Another way of saying this is that the span of $n$ linearly independent vectors in $\mathbb{R}^n$ is always $\mathbb{R}^n$.

Try to examine why this property is true by graphing the span of two vectors in $\mathbb{R}^2$. The following diagram should be of help.

Span of two vectors – draw parallel versions of the span of $v_2$ at each point 
on the span of $v_1$

Do the same for $\mathbb{R}^3$. Notice that if two vectors in $\mathbb{R}^2$ lie on the same line, they do not span the entire space. Similarly, if the three vectors in $\mathbb{R}^3$ lie on a plane, they do not span the entire space.

Compare this theorem with the idea of a system of $n$ linear equations only having a unique solution if there are $n$ variables. Indeed, this idea -- of switching between the "vector" interpretation and the "linear equation" interpretation -- is one that we will revisit later on with what is called the "row picture" and the "column picture".

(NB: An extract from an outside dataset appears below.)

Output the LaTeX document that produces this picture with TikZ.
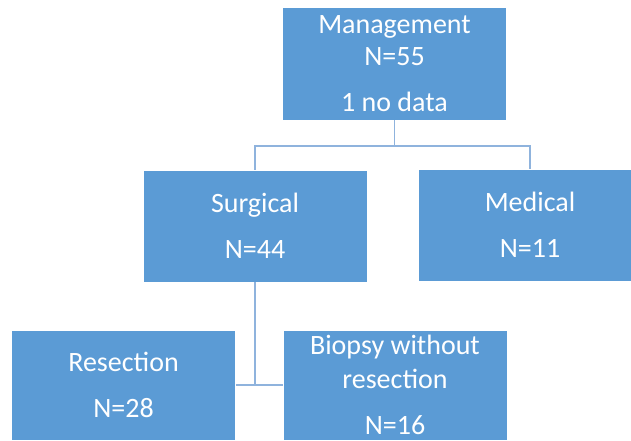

We conclude with perhaps the most essential part of this article: if a vector space or subspace is the span of a linearly independent set of vectors, the set is called a basis of the vector space. For example, any two vectors in $\mathbb{R}^2$ that do not lie on a line can be used as a basis for $\mathbb{R}^2$. We will often use, by default, a basis of orthogonal unit vectors in $\mathbb{R}^n$, called the standard basis, for reasons that will eventually become apparent (although most of the linear algebra we'll study is true independent of the basis used).

However, it is important to understand the existence of multiple possible bases and therefore representations of vectors, as this idea will eventually be studied in detail and has important applications in physics.